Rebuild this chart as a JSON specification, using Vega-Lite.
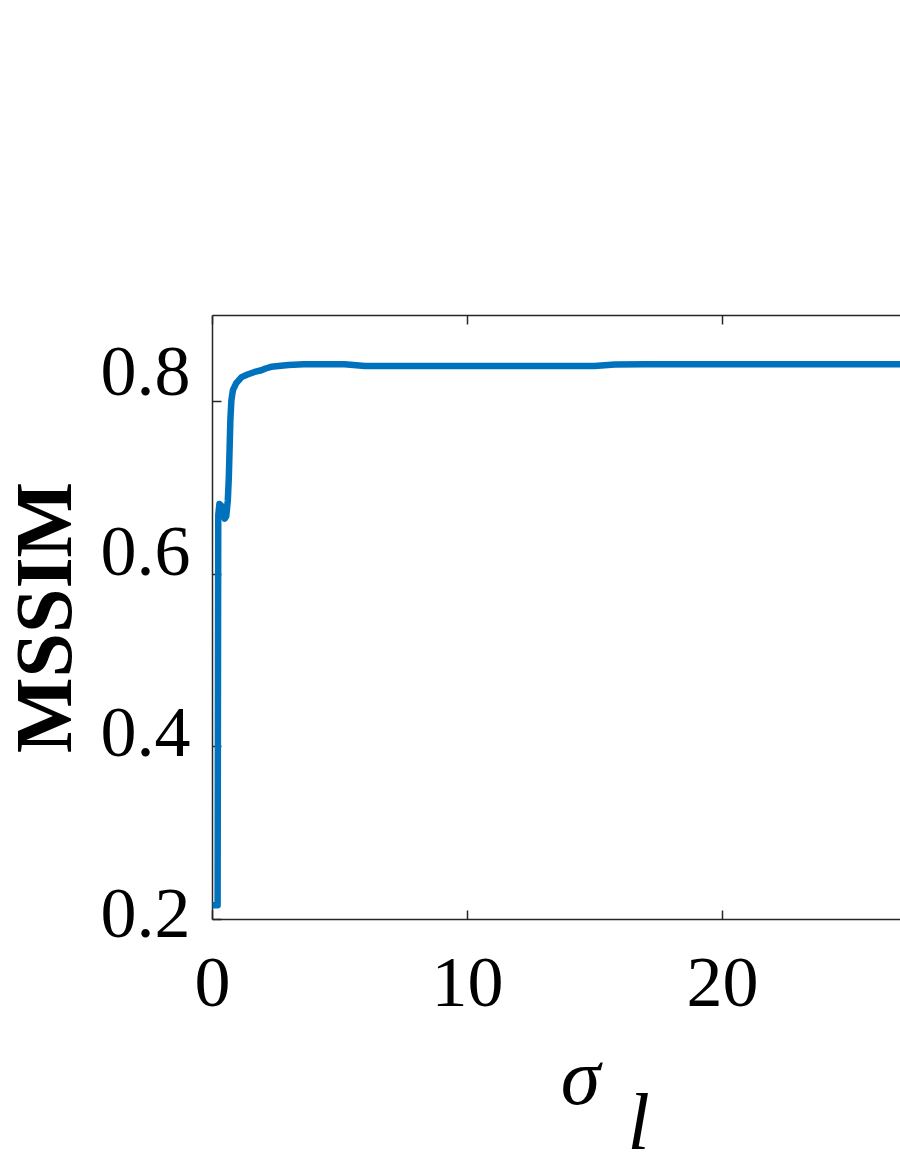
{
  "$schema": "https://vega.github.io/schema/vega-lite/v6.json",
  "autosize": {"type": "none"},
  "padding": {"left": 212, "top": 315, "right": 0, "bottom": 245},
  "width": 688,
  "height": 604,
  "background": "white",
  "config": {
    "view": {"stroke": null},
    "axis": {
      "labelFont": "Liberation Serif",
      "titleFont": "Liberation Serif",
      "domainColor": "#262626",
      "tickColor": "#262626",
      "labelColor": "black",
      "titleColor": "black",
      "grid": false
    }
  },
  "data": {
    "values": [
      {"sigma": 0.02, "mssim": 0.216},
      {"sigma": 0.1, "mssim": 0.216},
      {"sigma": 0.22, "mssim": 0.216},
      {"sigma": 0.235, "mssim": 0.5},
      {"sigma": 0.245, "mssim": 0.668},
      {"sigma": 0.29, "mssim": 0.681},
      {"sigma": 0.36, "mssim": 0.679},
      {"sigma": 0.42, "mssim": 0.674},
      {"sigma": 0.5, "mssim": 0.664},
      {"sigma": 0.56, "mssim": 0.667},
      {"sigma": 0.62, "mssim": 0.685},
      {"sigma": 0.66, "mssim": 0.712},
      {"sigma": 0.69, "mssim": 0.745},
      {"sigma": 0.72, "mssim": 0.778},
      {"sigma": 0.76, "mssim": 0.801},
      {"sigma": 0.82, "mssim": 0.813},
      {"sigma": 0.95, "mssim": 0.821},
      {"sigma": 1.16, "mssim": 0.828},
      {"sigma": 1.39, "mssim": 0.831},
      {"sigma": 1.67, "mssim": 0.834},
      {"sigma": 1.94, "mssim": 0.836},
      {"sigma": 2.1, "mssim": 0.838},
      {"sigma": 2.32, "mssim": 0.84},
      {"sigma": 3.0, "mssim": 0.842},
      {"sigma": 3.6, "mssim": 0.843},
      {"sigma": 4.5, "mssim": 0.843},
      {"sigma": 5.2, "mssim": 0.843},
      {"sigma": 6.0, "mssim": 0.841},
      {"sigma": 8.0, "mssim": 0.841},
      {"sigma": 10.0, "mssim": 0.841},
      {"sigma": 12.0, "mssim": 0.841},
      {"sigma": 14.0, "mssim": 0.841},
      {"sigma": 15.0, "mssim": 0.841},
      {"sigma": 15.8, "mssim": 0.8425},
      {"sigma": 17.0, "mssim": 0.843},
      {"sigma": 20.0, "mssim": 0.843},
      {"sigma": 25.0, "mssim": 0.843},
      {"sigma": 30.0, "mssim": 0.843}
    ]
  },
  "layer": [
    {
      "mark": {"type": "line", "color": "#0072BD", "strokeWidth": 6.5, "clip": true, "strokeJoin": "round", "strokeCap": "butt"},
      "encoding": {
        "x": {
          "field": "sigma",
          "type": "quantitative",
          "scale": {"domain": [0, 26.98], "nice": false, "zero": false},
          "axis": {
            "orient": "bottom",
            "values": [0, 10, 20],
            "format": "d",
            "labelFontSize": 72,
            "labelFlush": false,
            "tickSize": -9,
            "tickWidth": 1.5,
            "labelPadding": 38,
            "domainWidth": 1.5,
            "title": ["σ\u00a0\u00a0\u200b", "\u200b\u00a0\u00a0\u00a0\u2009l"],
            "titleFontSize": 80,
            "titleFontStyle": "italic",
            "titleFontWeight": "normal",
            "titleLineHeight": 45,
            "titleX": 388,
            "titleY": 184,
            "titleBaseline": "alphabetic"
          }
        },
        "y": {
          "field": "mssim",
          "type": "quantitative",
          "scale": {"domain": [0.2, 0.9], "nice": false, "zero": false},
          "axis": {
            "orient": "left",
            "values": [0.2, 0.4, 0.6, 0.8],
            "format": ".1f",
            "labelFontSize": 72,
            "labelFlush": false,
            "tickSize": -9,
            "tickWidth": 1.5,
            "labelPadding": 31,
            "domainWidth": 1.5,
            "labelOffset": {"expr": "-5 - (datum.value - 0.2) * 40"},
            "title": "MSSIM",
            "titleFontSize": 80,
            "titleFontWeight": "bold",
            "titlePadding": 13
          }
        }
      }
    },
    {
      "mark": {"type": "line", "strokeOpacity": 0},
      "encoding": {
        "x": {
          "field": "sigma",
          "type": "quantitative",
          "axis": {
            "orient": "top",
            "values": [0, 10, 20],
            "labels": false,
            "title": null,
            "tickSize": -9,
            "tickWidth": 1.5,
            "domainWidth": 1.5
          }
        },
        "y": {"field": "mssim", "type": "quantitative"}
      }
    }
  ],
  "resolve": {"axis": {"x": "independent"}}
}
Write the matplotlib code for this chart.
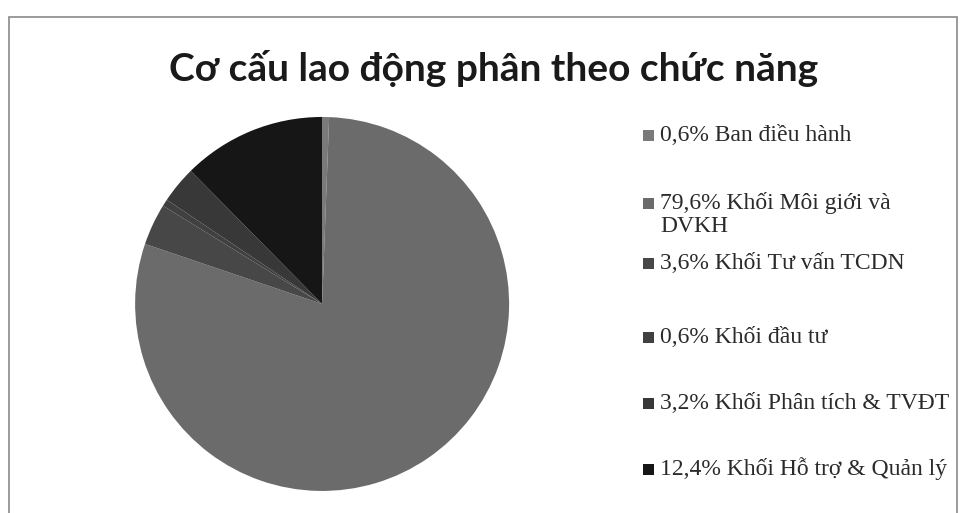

_ _ _ _ _

THE PROBLEM
Copy each line of the listing that holds the word "chart".

FULL RESPONSE
Rebuild this chart as a JSON specification, using Vega-Lite.
Write the matplotlib code for this chart.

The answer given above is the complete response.